West, though, should upgrade for all 4 Aces and open 2C rather than 2NT. Now East makes a non-bust response (2D in my usual 2H = bust method), West rebids 2NT (showing 22+), 3C and 3H as before. Now that "perfect 20" is well below West's announced 22 points, and East should drive the hand to 6H, checking on Aces or Key cards along the way. Most would take a leap to 4NT as RKCB, but playing "4OM Slam Try" 4NT should invite slam while denying hearts; East bids 4S to set hearts as trumps, and West can bid 4NT. East shows 1 key card; "1430" bidders can ask about the Queen via 5D, and then West bids 6H when East denies holding her majesty.
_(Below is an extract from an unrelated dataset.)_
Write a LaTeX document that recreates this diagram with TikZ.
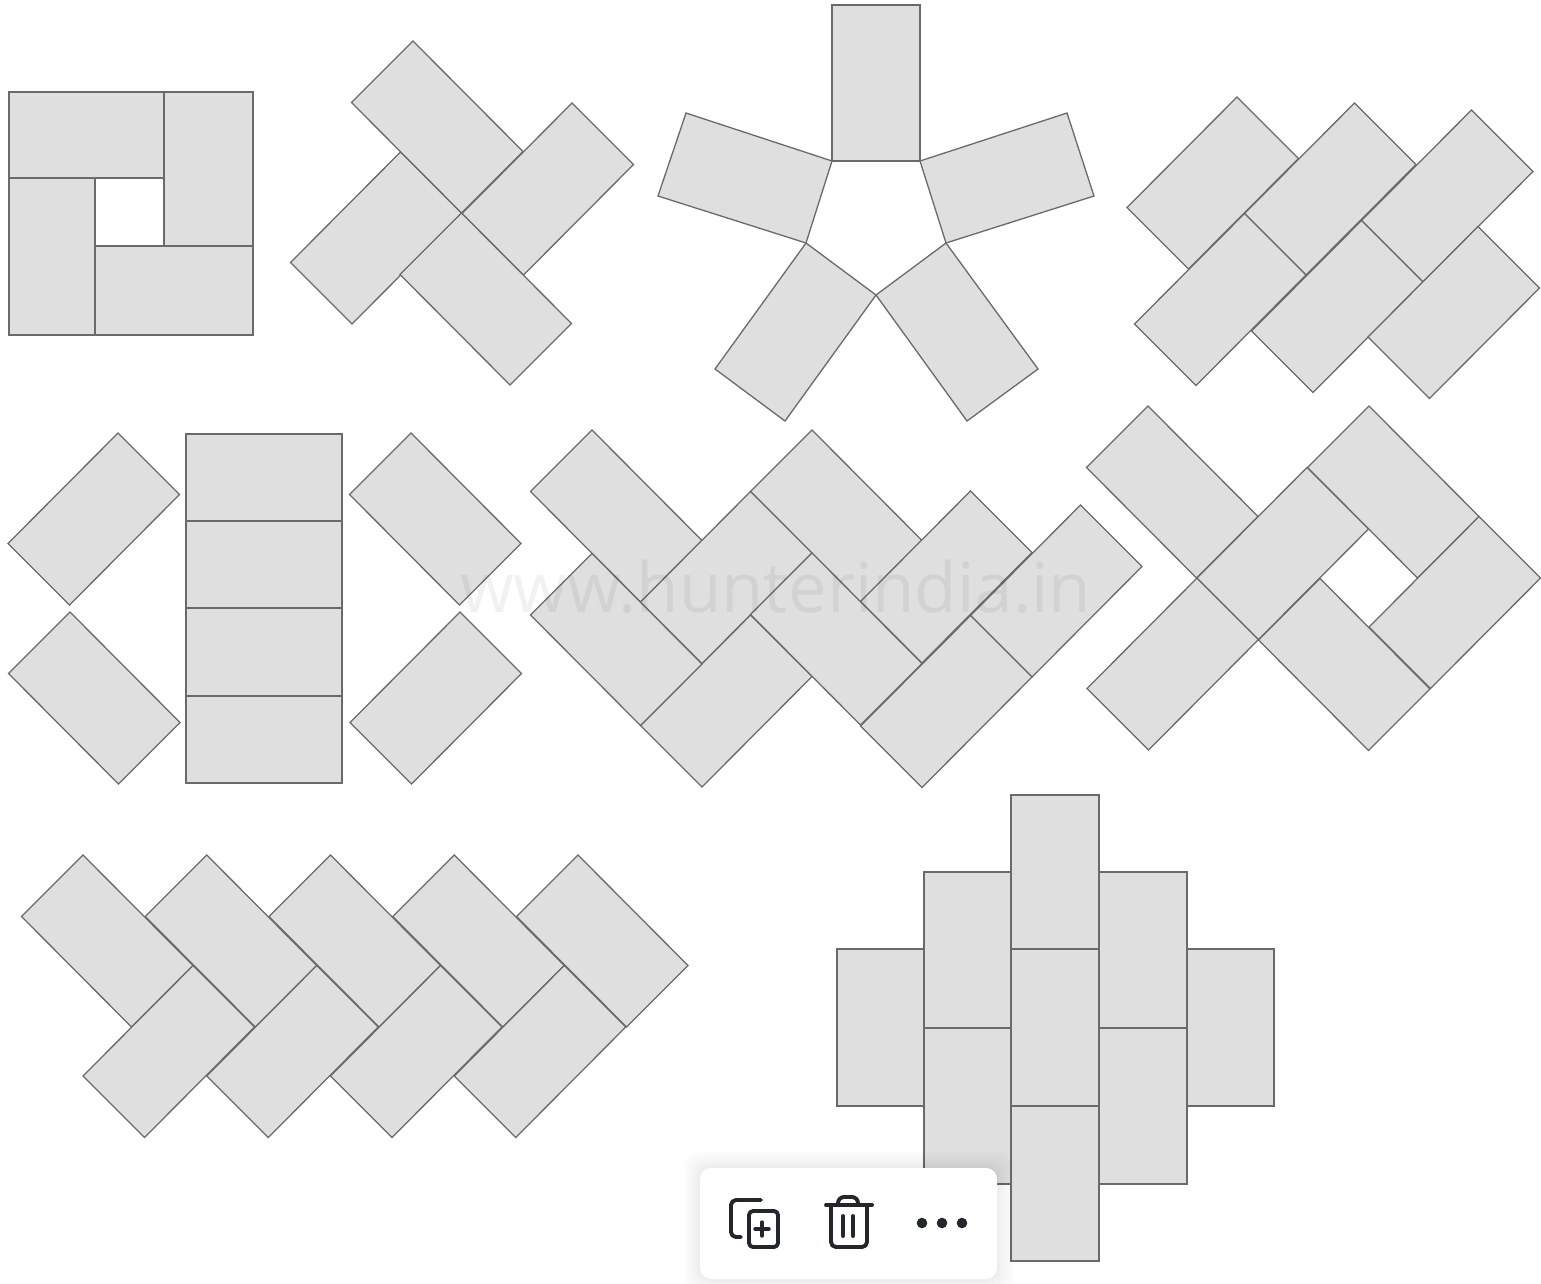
\documentclass[tikz,border=0pt]{standalone}
\usepackage{fontspec}
\setmainfont{Open Sans}
\definecolor{brickfill}{HTML}{DFDFDF}
\definecolor{brickline}{HTML}{6A6A6A}
\definecolor{iconink}{HTML}{23272B}
\tikzset{
  brick/.style={draw=brickline,fill=brickfill,line width=1.3pt,line join=miter},
  iconline/.style={draw=iconink,line width=3.9pt,line cap=round,line join=round},
  iconplus/.style={draw=iconink,line width=3.4pt,line cap=round},
  icondot/.style={fill=iconink,draw=none},
  softshadow/.style={fill=black,fill opacity=0.012,draw=none,rounded corners=14pt},
  toolbar/.style={fill=white,draw=none,rounded corners=11pt},
  watermark/.style={text=black,text opacity=0.055,inner sep=0pt,anchor=base west}
}
\newcommand\brk[4]{\draw[brick] (#1) -- (#2) -- (#3) -- (#4) -- cycle;}
\newcommand\rct[2]{\draw[brick] (#1) rectangle (#2);}
% diagonal brick given by its top corner: long side running down-right
\newcommand\brkD[2]{\draw[brick] (#1,#2) -- ++(110,110.5) -- ++(-61.5,61.5) -- ++(-110,-110.5) -- cycle;}
% diagonal brick given by its top corner: long side running down-left
\newcommand\brkU[2]{\draw[brick] (#1,#2) -- ++(61.5,61.5) -- ++(-110,110.5) -- ++(-61.5,-61.5) -- cycle;}
\begin{document}
\begin{tikzpicture}[x=1pt,y=-1pt]
\useasboundingbox (0,0) rectangle (1541,1283);
\fill[white] (0,0) rectangle (1541,1283);
% group 1: square ring
\rct{9,92}{164,178}
\rct{164,92}{253,246}
\rct{9,178}{95,335}
\rct{95,246}{253,335}
% group 2: pinwheel
\brkU{572}{103}
\brkU{400.5}{152}
\brkD{461.5}{213}
\brkD{413}{41}
% group 3: pentagon
\rct{832,5}{920,161}
\brk{686,113}{832,161}{806,243}{658,196}
\brk{920,161}{1067,113}{1094,196}{946,243}
\brk{806,243}{876,295}{785,421}{715,369}
\brk{876,295}{946,243}{1038,369}{967,421}
% group 4: six diagonal bricks
\brkU{1237}{97}
\brkU{1354.5}{103}
\brkU{1471.5}{110}
\brkU{1244.5}{213.5}
\brkU{1361.5}{220.5}
\brkU{1478}{226.5}
% group 5: column with four side bricks
\brkU{118}{433}
\brkD{70}{612}
\brkD{411}{433}
\brkU{460}{612}
\rct{186,434}{342,521}
\rct{186,521}{342,608}
\rct{186,608}{342,696}
\rct{186,696}{342,783}
% group 6: herringbone
\brkD{592}{430}
\brkD{812}{430}
\brkU{970.5}{491}
\brkU{1080.5}{505}
\brkU{750.5}{615}
\brkU{970.5}{615.5}
\brkD{592}{553.5}
\brkU{750.5}{491.5}
\brkD{812}{553}
% group 7: six bricks round a square hole
\brkD{1148}{406}
\brkD{1369}{406}
\brkU{1479}{516.5}
\brkU{1197}{578}
\brkD{1320}{578.5}
\brkU{1307}{467.5}
% group 8: long herringbone
\foreach \tx in {83,206.75,330.5,454.25,578}{\brkD{\tx}{855}}
\foreach \tx in {193,316.75,440.5,564.25}{\brkU{\tx}{965.5}}
% group 9: stepped columns
\rct{837,949}{924,1106}
\rct{1187,949}{1274,1106}
\rct{924,872}{1011,1028}
\rct{924,1028}{1011,1184}
\rct{1099,872}{1187,1028}
\rct{1099,1028}{1187,1184}
\rct{1011,795}{1099,949}
\rct{1011,949}{1099,1106}
\rct{1011,1106}{1099,1261}
% watermark
\node[watermark,font=\fontsize{69}{80}\selectfont] (mark) at (460,612) {www.hunterindia.in};
% toolbar
\foreach \g in {16,13,10,7,4,2}{
  \fill[softshadow] (700-\g,1168-\g) rectangle (997+\g,1279+\g);
}
\fill[toolbar] (700,1168) rectangle (997,1279);
% copy icon
\draw[iconline,rounded corners=5pt] (761,1200) -- (731,1200) -- (731,1237) -- (741,1237);
\draw[iconline,rounded corners=4pt] (749,1211) rectangle (778,1247);
\draw[iconplus] (755,1229) -- (769,1229);
\draw[iconplus] (762,1222) -- (762,1236);
% trash icon
\draw[iconline] (826,1205) -- (872,1205);
\draw[iconline,rounded corners=6pt] (838,1205) -- (838,1197) -- (858,1197) -- (858,1205);
\draw[iconline,rounded corners=5pt] (831,1206) -- (831,1247) -- (867,1247) -- (867,1206);
\draw[iconline] (843,1216) -- (843,1236);
\draw[iconline] (853,1216) -- (853,1236);
% more icon
\fill[icondot] (922,1223) circle[radius=5.3];
\fill[icondot] (942,1223) circle[radius=5.3];
\fill[icondot] (962,1223) circle[radius=5.3];
\end{tikzpicture}
\end{document}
Double or Slam? --  Board 19: South opens 1H, and West lets that club suit talk him in to an unsound (vulnerable) overcall. North can bid 4H, of course, but why not give partner a chance for slam? 4C, a splinter raise, paints a fair picture. East cannot believe partner bid clubs; with at least 12 trumps, 6C is tempting, but the 222 outside shape provides little play value. 5C looks reasonable, neither selling out to 4H nor driving the enemy into slam. The splinter warns South of near-mirror shape; despite his excellent controls, slam looks iffy. Noting the vulnerability, South should simply double and collect at least 500, more than the value of a N/S game. (South expects 3 quick tricks in his own hand and North should provide one or two, even if East or West is void in hearts.) As it happens, 6H can make, but declarer must finesse once in spades and then play to drop the King -- not a high percentage play. Adding the 9 of spades to either hand would make slam excellent. West should take the blame for the poor score at -500.